Siegfried Unseld, der Suhrkamp- und Insel-Verleger, hätte seine Freude an diesem Buch gehabt. Er hat ja zuletzt mehrmals über Marianne, Goethe und den »Westöstlichen Divan« geschrieben. Er scheute nicht das große Wort und sprach von einer »epochalen Begegnung«, mit Blick auf Mariannes poetische Kraft auch vom »Wunder ihrer Existenz«. Die Passagen aus seinem Buch »Goethe und der Gingko« stehen jetzt noch einmal in einem druckfrischen Bändchen der Insel- Bücherei, das Hans-Joachim Simm aus Unselds Goethe-Publikationen kompiliert hat. Da sieht man den Dichter im Umgang mit Verlegern und seinen Mitarbeitern oder als Verfasser eines erotischen Gedichts, das in vielen Ausgaben weggelassen wurde. Auch Unseld hadert natürlich mit Goethe. Warum diese unbegreifliche Flucht vor Marianne? Und warum hat er den Anteil, den sie an seinem »Divan« hatte, verschwiegen?
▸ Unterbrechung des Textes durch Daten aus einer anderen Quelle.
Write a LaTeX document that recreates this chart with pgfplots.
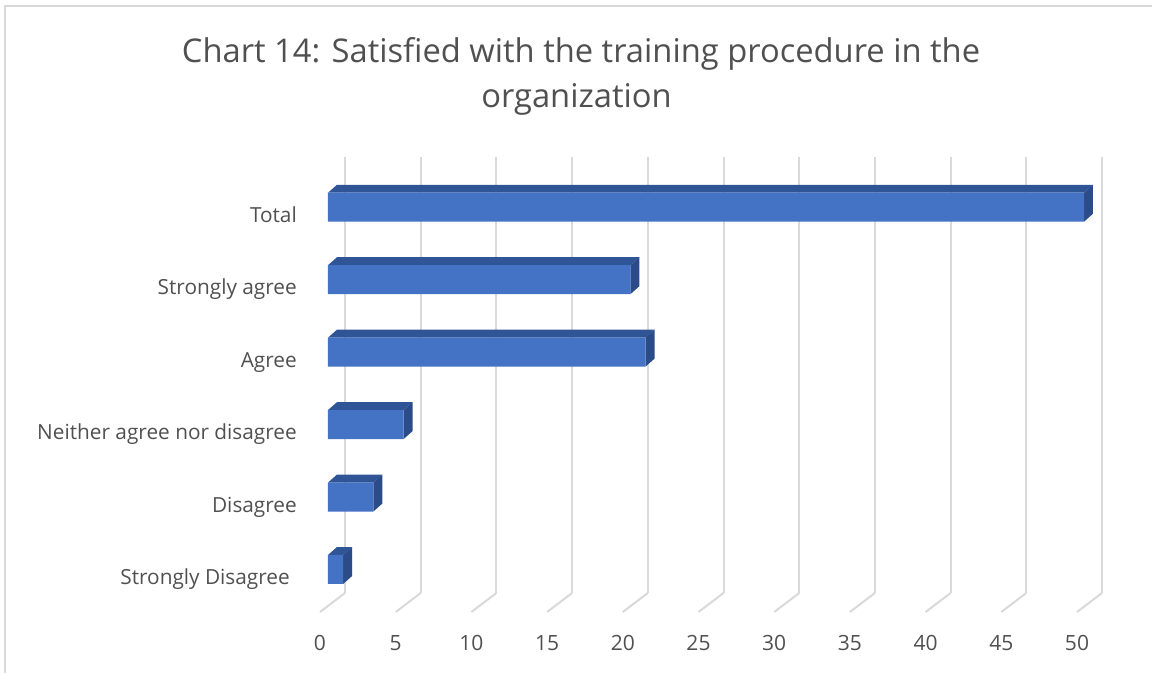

Wir werden es nicht erfahren, und wer aufs Feld der Spekulation nicht geraten will, wird sich mit den Fragezeichen abfinden müssen.
Dagmar von Gersdorff: Marianne von Willemer und Goethe. Geschichte einer Liebe. 302 Seiten, gebunden, 19,90 EUR.
Siegfried Unseld: »Und jeder Schritt ist Unermeßlichkeit«. Gedanken über Goethe. Hg. von Hans-Joachim Simm. 123 Seiten, gebunden, 12,80 EUR (beide Insel Verlag).